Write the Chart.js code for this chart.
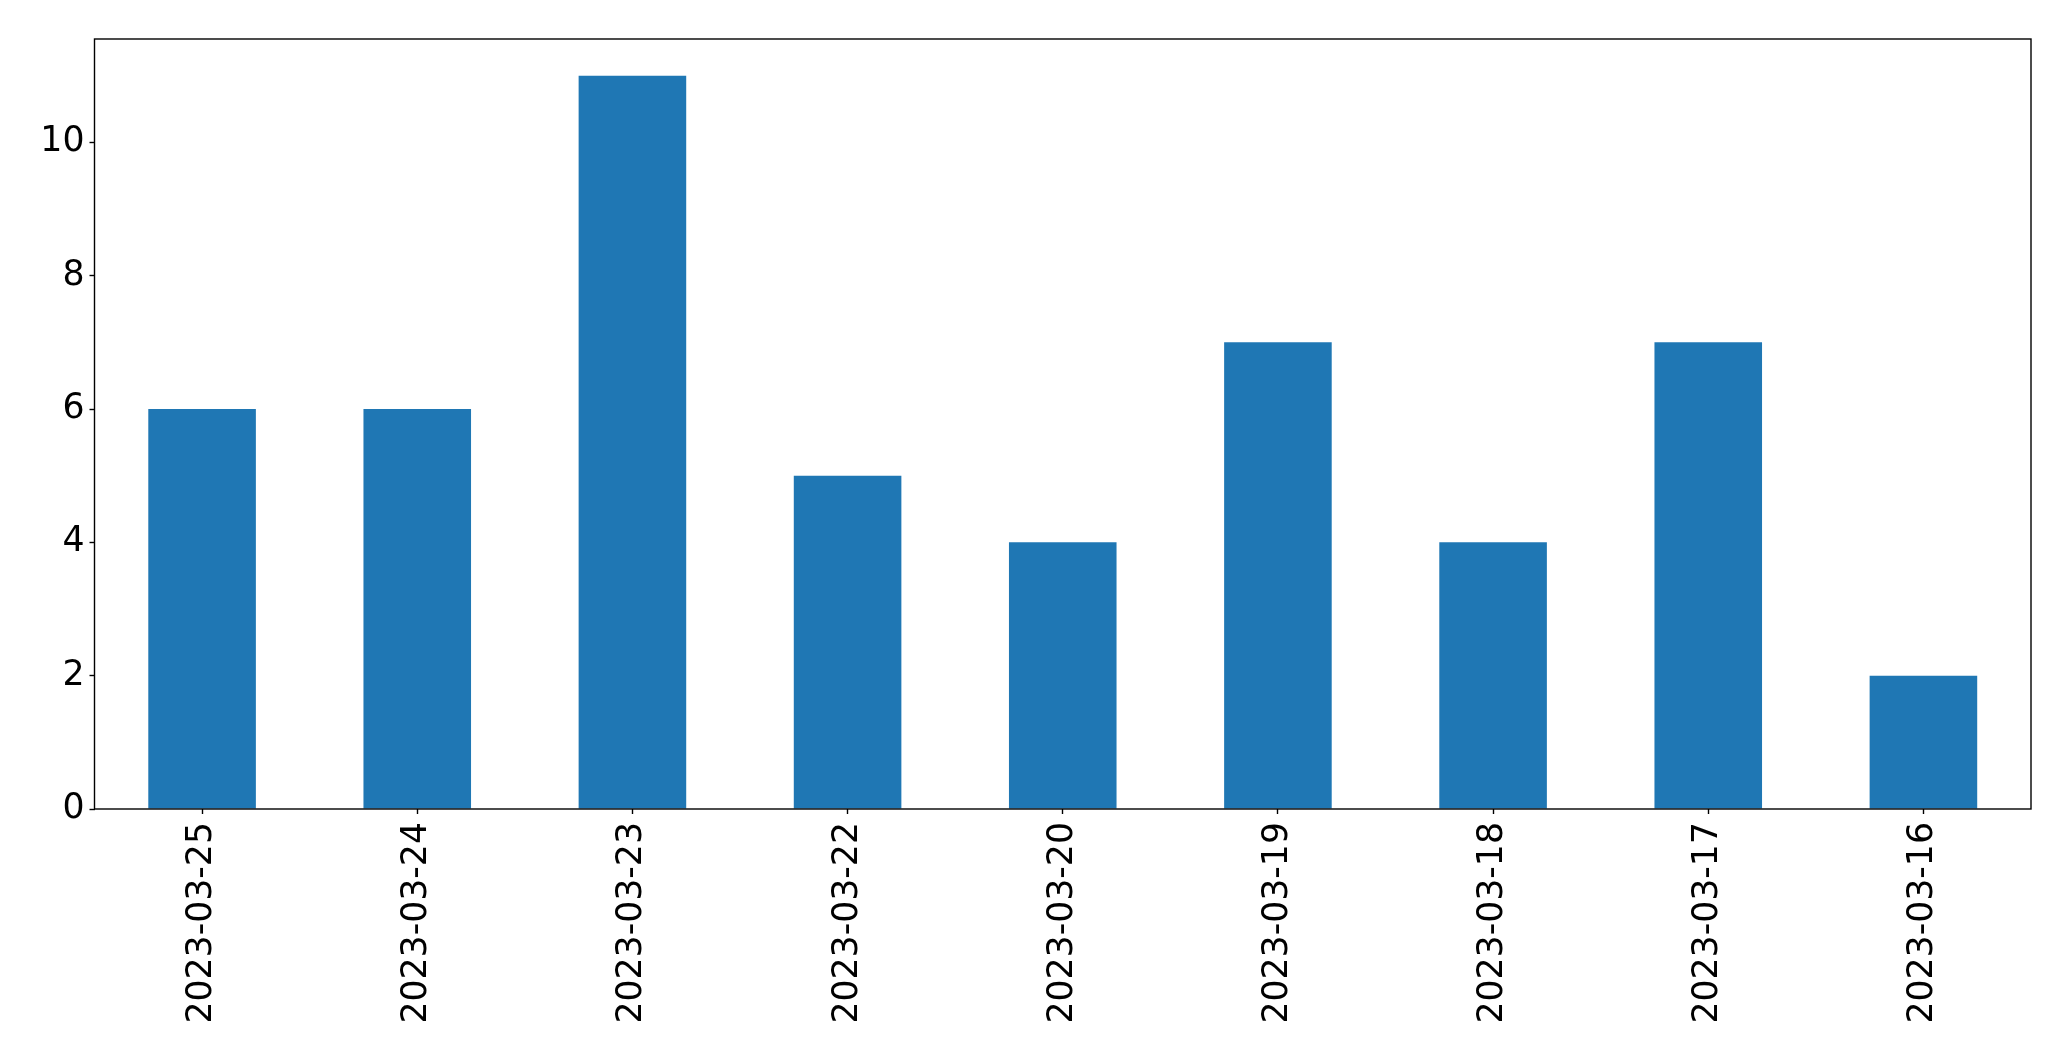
<!DOCTYPE html>
<html>
<head>
<meta charset="utf-8">
<title>Daily counts</title>
<script src="https://cdn.jsdelivr.net/npm/chart.js@4"></script>
<style>
  html, body { margin: 0; padding: 0; background: #fff; }
  #wrap { width: 2071px; height: 1061px; position: relative; }
</style>
</head>
<body>
<div id="wrap"><canvas id="barChart"></canvas></div>
<script>
// ===========================
// DATA
// ===========================
const dates = ["2023-03-25", "2023-03-24", "2023-03-23", "2023-03-22", "2023-03-20",
               "2023-03-19", "2023-03-18", "2023-03-17", "2023-03-16"];
const counts = [6, 6, 11, 5, 4, 7, 4, 7, 2];
const yTicks = [0, 2, 4, 6, 8, 10];

// ===========================
// PLUGINS
// ===========================

/**
 * Draw the black frame round the plot area (matplotlib style)
 */
const frameBox = {
  id: 'frameBox',
  afterDraw(chart) {
    const { ctx, chartArea: a } = chart;
    ctx.save();
    ctx.strokeStyle = '#000';
    ctx.lineWidth = 1.4;
    ctx.strokeRect(a.left, a.top, a.right - a.left, a.bottom - a.top);
    ctx.restore();
  }
};

// ===========================
// CHART
// ===========================
Chart.defaults.font.family = "'DejaVu Sans', sans-serif";
Chart.defaults.color = '#000';

new Chart(document.getElementById('barChart'), {
  type: 'bar',
  data: {
    labels: dates,
    datasets: [{
      data: counts,
      backgroundColor: '#1f77b4',
      borderWidth: 0,
      categoryPercentage: 1.0,
      barPercentage: 0.5
    }]
  },
  options: {
    responsive: true,
    maintainAspectRatio: false,
    animation: false,
    layout: { padding: { top: 39, right: 40, left: 0, bottom: 0 } },
    plugins: {
      legend: { display: false },
      tooltip: { enabled: false }
    },
    scales: {
      x: {
        offset: true,
        grid: { offset: false, drawOnChartArea: false, tickLength: 5, color: '#000', tickWidth: 1.4 },
        border: { display: false },
        ticks: { font: { size: 34.7 }, minRotation: 90, maxRotation: 90, padding: 8, autoSkip: false },
        afterFit(scale) { scale.height = 252; }
      },
      y: {
        min: 0,
        max: 11.55,
        afterBuildTicks(scale) { scale.ticks = yTicks.map(v => ({ value: v })); },
        grid: { drawOnChartArea: false, tickLength: 5, color: '#000', tickWidth: 1.4 },
        border: { display: false },
        ticks: { font: { size: 34.7 }, padding: 5 },
        afterFit(scale) { scale.width = 94.5; }
      }
    }
  },
  plugins: [frameBox]
});
</script>
</body>
</html>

============================================================

Written problem
Without including any picture, repeat the data exactly.

Written reply
Write the Chart.js code for this chart.
<!DOCTYPE html>
<html>
<head>
<meta charset="utf-8">
<title>Daily counts</title>
<script src="https://cdn.jsdelivr.net/npm/chart.js@4"></script>
<style>
  html, body { margin: 0; padding: 0; background: #fff; }
  #wrap { width: 2071px; height: 1061px; position: relative; }
</style>
</head>
<body>
<div id="wrap"><canvas id="barChart"></canvas></div>
<script>
// ===========================
// DATA
// ===========================
const dates = ["2023-03-25", "2023-03-24", "2023-03-23", "2023-03-22", "2023-03-20",
               "2023-03-19", "2023-03-18", "2023-03-17", "2023-03-16"];
const counts = [6, 6, 11, 5, 4, 7, 4, 7, 2];
const yTicks = [0, 2, 4, 6, 8, 10];

// ===========================
// PLUGINS
// ===========================

/**
 * Draw the black frame round the plot area (matplotlib style)
 */
const frameBox = {
  id: 'frameBox',
  afterDraw(chart) {
    const { ctx, chartArea: a } = chart;
    ctx.save();
    ctx.strokeStyle = '#000';
    ctx.lineWidth = 1.4;
    ctx.strokeRect(a.left, a.top, a.right - a.left, a.bottom - a.top);
    ctx.restore();
  }
};

// ===========================
// CHART
// ===========================
Chart.defaults.font.family = "'DejaVu Sans', sans-serif";
Chart.defaults.color = '#000';

new Chart(document.getElementById('barChart'), {
  type: 'bar',
  data: {
    labels: dates,
    datasets: [{
      data: counts,
      backgroundColor: '#1f77b4',
      borderWidth: 0,
      categoryPercentage: 1.0,
      barPercentage: 0.5
    }]
  },
  options: {
    responsive: true,
    maintainAspectRatio: false,
    animation: false,
    layout: { padding: { top: 39, right: 40, left: 0, bottom: 0 } },
    plugins: {
      legend: { display: false },
      tooltip: { enabled: false }
    },
    scales: {
      x: {
        offset: true,
        grid: { offset: false, drawOnChartArea: false, tickLength: 5, color: '#000', tickWidth: 1.4 },
        border: { display: false },
        ticks: { font: { size: 34.7 }, minRotation: 90, maxRotation: 90, padding: 8, autoSkip: false },
        afterFit(scale) { scale.height = 252; }
      },
      y: {
        min: 0,
        max: 11.55,
        afterBuildTicks(scale) { scale.ticks = yTicks.map(v => ({ value: v })); },
        grid: { drawOnChartArea: false, tickLength: 5, color: '#000', tickWidth: 1.4 },
        border: { display: false },
        ticks: { font: { size: 34.7 }, padding: 5 },
        afterFit(scale) { scale.width = 94.5; }
      }
    }
  },
  plugins: [frameBox]
});
</script>
</body>
</html>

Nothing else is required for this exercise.